I suck at coding in HTML.
Sure I can do it, but with about the same efficiency as I have when typing on a Dvorak keyboard. It's not that I don't understand what HTML does but it uses this weird language that bears no resemblance to my native tongue of Forms, Fields and @functions.
So when I set up Lotus Foundations Server to run my office I left the Home Page alone for a couple of months until I finally forced myself to change it from the default and add some blurb about why I was better than all of the other Lotus Business Partners in Sydney. It took me about a day to code everything I wanted and I decided that I wasn't going to revisit that Page unless I moved offices and needed to update my company details.
Then a couple of weeks ago Bob Baehr pinged me with news about his new baby - Advanced Web Configuration for Foundations - and told me that he could make my Foundations Server work like a proper Domino Web server.
If you've worked with Foundations you'd know that by default your domain name points at your Apache Web server and shows a default Login page. It's a functional but somewhat uninspiring screen and it has no interface with your Domino environment. You can create a URL to a Notes database on your server eg: http://www.abc.com.au/data/myhomepage.nsf?Opendatabase , but that's rather ugly and I don't think many customers could be bothered to do that much typing. They'd much rather just type in http://www.abc.com.au and rely on your server to send them to your Notes-based Home Page.
Advanced Web Configuration for Foundations promises to let them do just that.
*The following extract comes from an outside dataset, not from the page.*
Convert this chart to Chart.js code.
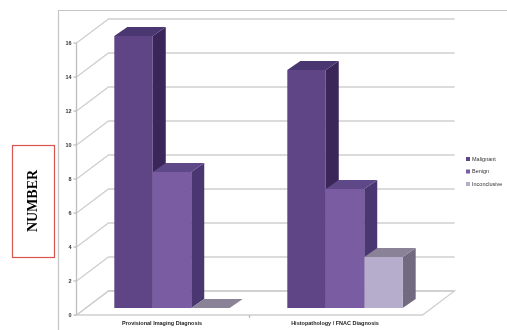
<!DOCTYPE html>
<html>
<head>
<meta charset="utf-8">
<script src="https://cdn.jsdelivr.net/npm/chart.js@4/dist/chart.umd.min.js"></script>
<style>
  html, body { margin: 0; padding: 0; background: #fff; }
  #wrap { width: 507px; height: 330px; position: relative; }
</style>
</head>
<body>
<div id="wrap"><canvas id="c" width="507" height="330"></canvas></div>
<script>
// Data
const categories = ['Provisional Imaging Diagnosis', 'Histopathology / FNAC Diagnosis'];
const malignant = [16, 14];
const benign = [8, 7];
const inconclusive = [0, 3];
const yTicks = [0, 2, 4, 6, 8, 10, 12, 14, 16];

// face colours: front, top, side
const SERIES = [
    { label: 'Malignant', data: malignant, front: '#5f4585', top: '#4a3670', side: '#3a2658' },
    { label: 'Benign', data: benign, front: '#7a5ca3', top: '#5e4888', side: '#4a3670' },
    { label: 'Inconclusive', data: inconclusive, front: '#b6accb', top: '#8a8296', side: '#726a80' },
];

// 3D offsets relative to the bar plane
const FRONT = { dx: -9, dy: 7 };    // front plane of axes / floor
const BACK = { dx: 23, dy: -17 };   // back wall
const DEPTH = { dx: 13, dy: -9 };   // bar depth

function poly(ctx, pts, fill, stroke) {
    ctx.beginPath();
    ctx.moveTo(pts[0][0], pts[0][1]);
    for (let i = 1; i < pts.length; i++) ctx.lineTo(pts[i][0], pts[i][1]);
    ctx.closePath();
    if (fill) { ctx.fillStyle = fill; ctx.fill(); }
    if (stroke) { ctx.strokeStyle = stroke; ctx.stroke(); }
}

const walls3d = {
    id: 'walls3d',
    beforeDraw(chart) {
        const { ctx, chartArea: a, scales: { y } } = chart;
        ctx.save();
        // outer chart frame
        ctx.strokeStyle = '#c4c4c4';
        ctx.lineWidth = 1.2;
        ctx.beginPath();
        ctx.moveTo(58.5, 330); ctx.lineTo(58.5, 10.5); ctx.lineTo(507, 10.5);
        ctx.stroke();

        // floor
        const yb = y.getPixelForValue(0);
        ctx.lineWidth = 1.3;
        poly(ctx, [
            [a.left + FRONT.dx, yb + FRONT.dy], [a.right + FRONT.dx, yb + FRONT.dy],
            [a.right + BACK.dx, yb + BACK.dy], [a.left + BACK.dx, yb + BACK.dy],
        ], '#fff', '#cfcfcf');

        // gridlines: side wall diagonal + back wall horizontal
        ctx.strokeStyle = '#cfcfcf';
        yTicks.forEach((v) => {
            const py = y.getPixelForValue(v);
            ctx.beginPath();
            ctx.moveTo(a.left + FRONT.dx, py + FRONT.dy);
            ctx.lineTo(a.left + BACK.dx, py + BACK.dy);
            ctx.lineTo(a.right + BACK.dx, py + BACK.dy);
            ctx.stroke();
        });

        // y axis line, tick marks and labels
        const ax = a.left + FRONT.dx;
        ctx.strokeStyle = '#bdbdbd';
        ctx.beginPath();
        ctx.moveTo(ax, y.getPixelForValue(16) + FRONT.dy);
        ctx.lineTo(ax, yb + FRONT.dy);
        ctx.stroke();
        ctx.fillStyle = '#333';
        ctx.font = 'bold 5.5px "Liberation Sans"';
        ctx.textAlign = 'right';
        ctx.textBaseline = 'middle';
        yTicks.forEach((v) => {
            const py = y.getPixelForValue(v) + FRONT.dy;
            ctx.beginPath();
            ctx.moveTo(ax - 3, py); ctx.lineTo(ax, py);
            ctx.stroke();
            ctx.fillText(String(v), ax - 5, py);
        });

        // category separator tick on the floor front edge
        const x = chart.scales.x;
        const sep = (x.getPixelForValue(0) + x.getPixelForValue(1)) / 2 + FRONT.dx;
        ctx.beginPath();
        ctx.moveTo(sep, yb + FRONT.dy); ctx.lineTo(sep, yb + FRONT.dy + 3);
        ctx.stroke();

        // category labels
        ctx.textAlign = 'center';
        ctx.fillStyle = '#222';
        categories.forEach((c, i) => {
            ctx.fillText(c, x.getPixelForValue(i) - 10, 323);
        });

        // NUMBER title box
        ctx.strokeStyle = '#d9534f';
        ctx.lineWidth = 1.2;
        ctx.strokeRect(12.5, 145.5, 42, 112);
        ctx.translate(33, 201);
        ctx.rotate(-Math.PI / 2);
        ctx.fillStyle = '#000';
        ctx.font = 'bold 14px "Liberation Serif"';
        ctx.fillText('NUMBER', 0, 0);
        ctx.restore();
    },
    beforeDatasetsDraw(chart) {
        const { ctx } = chart;
        const bars = [];
        chart.data.datasets.forEach((ds, di) => {
            chart.getDatasetMeta(di).data.forEach((el) => bars.push({ el, s: SERIES[di] }));
        });
        bars.sort((p, q) => p.el.x - q.el.x);
        ctx.save();
        bars.forEach(({ el, s }) => {
            const l = el.x - el.width / 2, r = el.x + el.width / 2;
            const t = el.y, b = el.base;
            poly(ctx, [[r, t], [r + DEPTH.dx, t + DEPTH.dy], [r + DEPTH.dx, b + DEPTH.dy], [r, b]], s.side);
            poly(ctx, [[l, t], [r, t], [r + DEPTH.dx, t + DEPTH.dy], [l + DEPTH.dx, t + DEPTH.dy]], s.top);
        });
        ctx.restore();
    },
    afterDraw(chart) {
        const { ctx } = chart;
        ctx.save();
        ctx.font = '5.5px "Liberation Sans"';
        ctx.textAlign = 'left';
        ctx.textBaseline = 'middle';
        SERIES.forEach((s, i) => {
            const py = 159 + i * 12.5;
            ctx.fillStyle = s.front;
            ctx.fillRect(466, py - 2, 4, 4);
            ctx.fillStyle = '#333';
            ctx.fillText(s.label, 472, py);
        });
        ctx.restore();
    },
};

new Chart(document.getElementById('c'), {
    type: 'bar',
    data: {
        labels: categories,
        datasets: SERIES.map((s) => ({
            label: s.label,
            data: s.data,
            backgroundColor: s.front,
            borderWidth: 0,
            barPercentage: 1,
            categoryPercentage: 0.667,
        })),
    },
    options: {
        responsive: false,
        animation: false,
        layout: { padding: { left: 85.5, right: 75.5, top: 36, bottom: 22 } },
        scales: {
            x: { display: false },
            y: { display: false, min: 0, max: 16 },
        },
        plugins: { legend: { display: false }, tooltip: { enabled: false } },
    },
    plugins: [walls3d],
});
</script>
</body>
</html>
The product comes as a zipped 800k .pkg file that drops into your server's autoinstall folder. Although the software manual is fifteen pages long the installation process is so simple that I think Bob could have listed the instructions on a single page. Sure enough, the software installation process was over before I knew it. Click here, tick there, reboot the server and five minutes later my domain name was reading from a Notes database.
A regular native true-blue ODS-rated Form-View-and-Agent-enabled Notes database.
That's more than exciting - it's a whole d@rned revolution in the Lotus Foundations server space because now I don't need to dick around with text-based HTML. I can dust off my old NotesPortal.nsf and provide links for my visitors to get through to all of my other public access web-enabled databases. Lotus Foundations Server is now a viable upgrade path from a traditional Domino server for any SMB customer with a home-grown Domino web site.
You can check out Advanced Web Configuration for Foundations at http://www.bobbaehr.com
The downside is that I can't run my Apache server any more but on reflection I don't really see that as a downside. The standard Foundations Webconfig access screen still runs and that's all I need.
Now excuse me while I go and add another link to my Home Page using a Notes interface - the way nature intended it.